Tiered storage architecture (hot SSD for 30-day data at $0.20/GB, warm disk for 1-year aggregates at $0.05/GB, cold object storage for permanent archives at $0.01/GB) transforms the economics of IoT data management. For 1000 sensors, tiered storage costs just $14/year compared to 630.72 TB/year of raw storage. Edge computing ROI typically exceeds 130% with a 2.2-year payback, with larger deployments achieving even better returns.

“The Three Storage Shelves!”

Sammy the Sensor had a problem. “I’ve been collecting data for a whole year. Where do we put it ALL?”

Max the Microcontroller showed Sammy three shelves. “Think of it like organizing your toys!”

Shelf 1 is the HOT shelf – it’s right next to your bed. That’s where you keep the toys you play with every day. For us, that means the last 30 days of data, stored on super-fast drives. It’s expensive, but lightning quick!”

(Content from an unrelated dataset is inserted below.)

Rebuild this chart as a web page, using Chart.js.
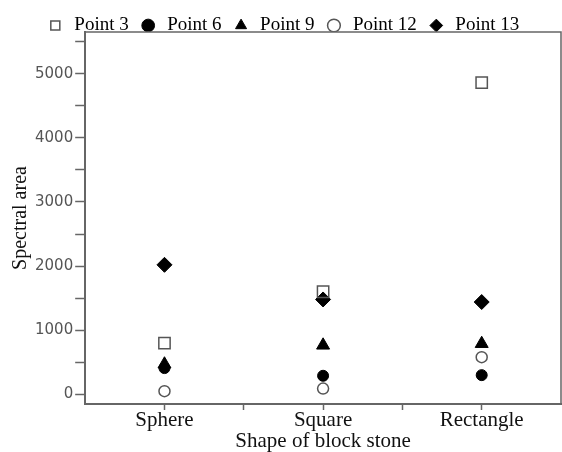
<!DOCTYPE html>
<html>
<head>
<meta charset="utf-8">
<title>Spectral area by block stone shape</title>
<script src="https://cdn.jsdelivr.net/npm/chart.js@4.4.0/dist/chart.umd.min.js"></script>
<style>
  body { margin: 0; background: #fff; }
</style>
</head>
<body>
<canvas id="results" width="562" height="452"></canvas>
<script>
'use strict';

var categories = ['Sphere', 'Square', 'Rectangle'];
var point3 = [800, 1600, 4860];
var point6 = [410, 290, 300];
var point9 = [470, 765, 790];
var point12 = [50, 90, 580];
var point13 = [2020, 1480, 1440];

var xTicks = [1, 1.5, 2, 2.5, 3];
var yTicks = [0, 500, 1000, 1500, 2000, 2500, 3000, 3500, 4000, 4500, 5000, 5500];
var xMin = 0.5, xMax = 3.5;
var yMin = -150, yMax = 5650;

var serif = 'Liberation Serif';
var axisGray = '#666';

function toPoints(values) {
    var pts = [];
    for (var i = 0; i < values.length; i++) {
        pts.push({ x: i + 1, y: values[i] });
    }
    return pts;
}

// top + right edges of the plot box
var frameLines = {
    id: 'frameLines',
    afterDraw: function(chart) {
        var a = chart.chartArea;
        var c = chart.ctx;
        c.save();
        c.strokeStyle = axisGray;
        c.lineWidth = 1.5;
        c.beginPath();
        c.moveTo(a.left, a.top);
        c.lineTo(a.right, a.top);
        c.lineTo(a.right, a.bottom);
        c.stroke();
        c.restore();
    }
};

var ctx = document.getElementById('results').getContext('2d');

var chart = new Chart(ctx, {
    type: 'scatter',
    data: {
        datasets: [
            {
                label: 'Point 3',
                data: toPoints(point3),
                pointStyle: 'rect',
                radius: 8,
                backgroundColor: 'rgba(255,255,255,0)',
                borderColor: '#555',
                borderWidth: 1.5
            },
            {
                label: 'Point 6',
                data: toPoints(point6),
                pointStyle: 'circle',
                radius: 5.5,
                backgroundColor: '#000',
                borderColor: '#000',
                borderWidth: 1
            },
            {
                label: 'Point 9',
                data: toPoints(point9),
                pointStyle: 'triangle',
                radius: 7.5,
                backgroundColor: '#000',
                borderColor: '#000',
                borderWidth: 1
            },
            {
                label: 'Point 12',
                data: toPoints(point12),
                pointStyle: 'circle',
                radius: 5.5,
                backgroundColor: 'rgba(255,255,255,0)',
                borderColor: '#555',
                borderWidth: 1.5
            },
            {
                label: 'Point 13',
                data: toPoints(point13),
                pointStyle: 'rectRot',
                radius: 7.5,
                backgroundColor: '#000',
                borderColor: '#000',
                borderWidth: 1
            }
        ]
    },
    options: {
        responsive: false,
        animation: false,
        layout: { autoPadding: false, padding: { top: 6, left: 4, right: 1, bottom: 0 } },
        plugins: {
            tooltip: { enabled: false },
            legend: {
                position: 'top',
                maxHeight: 26,
                labels: {
                    usePointStyle: true,
                    boxWidth: 19,
                    boxHeight: 9,
                    padding: 10,
                    color: '#000',
                    font: { family: serif, size: 19 }
                }
            }
        },
        scales: {
            x: {
                type: 'linear',
                min: xMin,
                max: xMax,
                afterBuildTicks: function(scale) {
                    scale.ticks = xTicks.map(function(v) { return { value: v }; });
                },
                // labels sit well inside the axis, so no extra side padding
                afterFit: function(scale) {
                    scale.paddingLeft = 0;
                    scale.paddingRight = 0;
                },
                grid: {
                    drawOnChartArea: false,
                    drawTicks: true,
                    tickLength: 6,
                    tickColor: axisGray,
                    tickWidth: 1.5
                },
                border: { color: axisGray, width: 2 },
                ticks: {
                    autoSkip: false,
                    maxRotation: 0,
                    padding: 0,
                    color: '#111',
                    font: { family: serif, size: 21, lineHeight: 1 },
                    callback: function(value) {
                        if (Number.isInteger(value)) {
                            return categories[value - 1];
                        }
                        return '';
                    }
                },
                title: {
                    display: true,
                    text: 'Shape of block stone',
                    color: '#111',
                    padding: 0,
                    font: { family: serif, size: 21, lineHeight: 1 }
                }
            },
            y: {
                min: yMin,
                max: yMax,
                afterBuildTicks: function(scale) {
                    scale.ticks = yTicks.map(function(v) { return { value: v }; });
                },
                grid: {
                    drawOnChartArea: false,
                    drawTicks: true,
                    tickLength: 10,
                    tickColor: axisGray,
                    tickWidth: 1.5
                },
                border: { color: axisGray, width: 2 },
                ticks: {
                    autoSkip: false,
                    padding: 2,
                    color: '#555',
                    font: { family: 'DejaVu Sans', size: 15 },
                    callback: function(value) {
                        return value % 1000 === 0 ? String(value) : '';
                    }
                },
                title: {
                    display: true,
                    text: 'Spectral area',
                    color: '#111',
                    padding: { top: 5, bottom: 0 },
                    font: { family: serif, size: 20, lineHeight: 1.2 }
                }
            }
        }
    },
    plugins: [frameLines]
});
</script>
</body>
</html>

Shelf 2 is the WARM shelf – it’s in your closet. Toys you play with sometimes. For us, that’s hourly summaries from the past year. Not as fast, but way cheaper.”

Shelf 3 is the COLD shelf – it’s in the attic. Toys you might want someday but rarely touch. For us, that’s daily summaries kept forever. Super cheap storage!”

Lila the LED did some quick math. “If we kept ALL the raw data, we’d need 630 TERABYTES per year. That’s like filling up 140,000 DVDs!”

“But with our three shelves and edge processing?” Max grinned. “Just 18 gigabytes. That’s ONE tiny USB stick!”

Bella the Battery jumped in. “And here’s the best part – setting up edge processing costs about $10,000, but it saves thousands every single year. In about 2 years, it pays for itself!”

“So it’s like buying a rechargeable battery instead of disposable ones,” Sammy said. “It costs more up front, but saves money in the long run!”

The Sensor Squad learned: Smart storage is like organizing your room – keep the important stuff close, archive the old stuff cheap, and never keep what you don’t need!

60.13 Videos

Edge - Fog - Cloud Overview
Edge-Fog-Cloud Overview
From slides - Continuum placement and gateway roles relevant to edge data processing.

Common Pitfalls

If connectivity outages last 2 hours on average but 12 hours in the worst case, sizing the buffer for 2 hours means data loss every worst-case outage. Size for the 99th percentile outage duration, not the mean.

Consumer-grade microSD cards rated for 10,000 write cycles will fail in months under continuous high-frequency logging. Calculate the expected write endurance before selecting storage media and use industrial-grade flash for continuous logging applications.

Cloud storage costs are often presented as storage-only (per GB/month), hiding the significant per-request and egress costs when data is retrieved for analytics. Model the full storage + retrieval cost at your expected query volume.